Will I ever really like Amy or find her a convincing character? The jury’s still out on that one, because we need to see how much the consequences of her childhood in a decaying reality affected her, and whether she’ll be any different now that she’s had the security of parents in her life. It does occur to me that it was an awfully clever way to season an inexperienced actress.

And Rory? I can’t believe in his character arc any more than I could in Martha walking the earth or Rose settling for 10.5, but the important thing was that this time the writer and the actor seemed to be working together to make it convincing on an emotional level, and that very much reduced the WTF effect.

I think a lot of what it takes to make me accept an actor as the Doctor happens when I identify his defining quality. There has been some inconsistent writing in this series, reaching its nadir in the Chibnell two-parter, but after that point something seemed to click into place and reach its natural conclusion in the beautifully tender scene where the Doctor put little Amelia to bed and came as close as he ever has in a Moffat script to talking about himself. That quality is kindness - we saw it when he nursed the bloke in The Lodger and when he followed his instinct to bring Van Gogh a measure of comfort. When Matt plays the Doctor, you really can believe he was a dad once, and that it brought him some happiness. It made me realise - and this isn’t a criticism because flawed characters are the most compelling - just how self-centered and needy the Tenth Doctor had become through his series of losses. As Eleven once remarked about Amy, it was all about him. He was a complex mixture of stoicism and entitlement. Eleven, by contrast, seems to have worked out what his place in the universe is - when it needs saving, even if it’ll erase him from existence, he quietly gets on with the job in a very British way.

That little scene in Amelia’s bedroom captured my heart; it was the perfect balance of the Doctor’s care for the whole universe and compassion for one lost little girl who loved him because she had nobody else. Both were equally important. And I liked the way that we never directly saw him vanish from existence, that he seemed in control of the event and at peace with it; he might not have wanted to go but he did anyway, and he didn’t expect a requiem from Murray Gold. He reminded me of the old chap who was recently presented with a medal for his wartime bravery, and said he didn’t do much, it was really all down to the Brigadier - but when he faced his German counterpart he said, “I’m here to help you stop this bloody war.” That’s the spirit.
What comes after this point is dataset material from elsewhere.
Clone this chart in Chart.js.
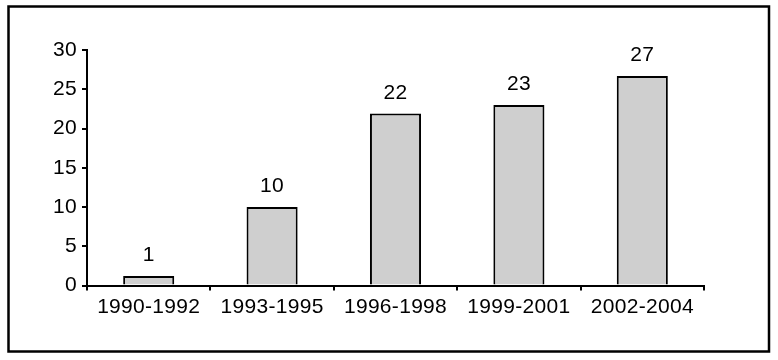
<!DOCTYPE html>
<html>
<head>
<meta charset="utf-8">
<script src="https://cdn.jsdelivr.net/npm/chart.js@4/dist/chart.umd.min.js"></script>
<style>
html,body{margin:0;padding:0;background:#fff;}
#wrap{width:778px;height:360px;position:relative;}
</style>
</head>
<body>
<div id="wrap"><canvas id="c" width="778" height="360"></canvas></div>
<script>
const categories = ["1990-1992", "1993-1995", "1996-1998", "1999-2001", "2002-2004"];
const values = [1.2, 10, 21.9, 23, 26.7];
const valueLabels = ["1", "10", "22", "23", "27"];
const yTicks = [0, 5, 10, 15, 20, 25, 30];

const FONT = "'Liberation Sans', Arial, Helvetica, sans-serif";
const FSIZE = 21;

const framePlugin = {
  id: 'frame',
  beforeDraw(chart) {
    const ctx = chart.ctx;
    ctx.letterSpacing = '0.3px';
    ctx.save();
    ctx.fillStyle = '#fff';
    ctx.fillRect(0, 0, chart.width, chart.height);
    ctx.strokeStyle = '#000';
    ctx.lineWidth = 2.5;
    ctx.strokeRect(8.5, 6.5, 760.5, 345);
    ctx.restore();
  },
  afterDatasetsDraw(chart) {
    const ctx = chart.ctx;
    const meta = chart.getDatasetMeta(0);
    ctx.save();
    ctx.font = FSIZE + 'px ' + FONT;
    ctx.fillStyle = '#000';
    ctx.textAlign = 'center';
    ctx.textBaseline = 'alphabetic';
    meta.data.forEach((bar, i) => {
      ctx.fillText(valueLabels[i], bar.x, bar.y - 15);
    });
    ctx.restore();
  }
};

new Chart(document.getElementById('c'), {
  type: 'bar',
  data: {
    labels: categories,
    datasets: [{
      data: values,
      backgroundColor: '#cfcfcf',
      borderColor: '#000',
      borderWidth: 2,
      borderSkipped: 'bottom',
      categoryPercentage: 1,
      barPercentage: 0.414
    }]
  },
  options: {
    responsive: false,
    animation: false,
    events: [],
    layout: { padding: { left: 0, top: 50, right: 74, bottom: 0 } },
    plugins: { legend: { display: false }, tooltip: { enabled: false }, title: { display: false } },
    scales: {
      x: {
        offset: true,
        grid: { offset: true, drawOnChartArea: false, drawTicks: true, tickLength: 5, color: '#000', lineWidth: 2 },
        border: { display: true, color: '#000', width: 2 },
        ticks: { color: '#000', font: { family: FONT, size: FSIZE }, padding: 4, maxRotation: 0, autoSkip: false },
        afterFit(scale) { scale.height = 360 - 285.5; }
      },
      y: {
        min: 0, max: 30,
        afterBuildTicks(scale) { scale.ticks = yTicks.map(v => ({ value: v })); },
        grid: { drawOnChartArea: false, drawTicks: true, tickLength: 5, color: '#000', lineWidth: 2 },
        border: { display: true, color: '#000', width: 2 },
        ticks: { color: '#000', font: { family: FONT, size: FSIZE }, padding: 5 },
        afterFit(scale) { scale.width = 87; }
      }
    }
  },
  plugins: [framePlugin]
});
</script>
</body>
</html>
I can’t say often enough how wonderful it was to finish on a high note with the Doctor actually happy - it could so easily have been one of those “everybody else has a partner, I’m lonely in the TARDIS and my life sucks,” downers that RTD just couldn’t resist. To have the companions taking the initiative and simply not letting him leave them behind. To have marriage celebrated instead of seen as the end of all adventures. To see people laughing around the console. I’m delighted that we’re going to have a married couple in the TARDIS again, and has anybody noticed that they’ve all become super-human in some way, the triangle of support in the Doctor’s life? (I really don’t think we can exclude River from companion status). He’s going to be all right, for a change. Really, not just Time Lord all right.

But do you know what pleased me most? A redhead in a wedding dress, marrying someone who actually loved her rather than a loser or a user, a reception the Doctor danced through and enjoyed instead of propping up the bar missing Rose - and all tied to a plot about the impossibility of forgetting the Doctor, and the absolute importance of memory. If that wasn’t Moffat’s riposte to what Rusty did to Donna, I don’t know what is. I can forgive the Moff an awful lot for that alone. He didn’t have to do it. But he did.

A dream is a wish your heart makes
When you’re feeling small
Alone in the night you whisper
Thinking no one can hear you at all
You wait for the morning sunlight
To find fortune that is smiling on you
Don't let your heart be full of sorrow
For all you know tomorrow
The dream that you wish will come true…

(…unless you’re an England fan, of course).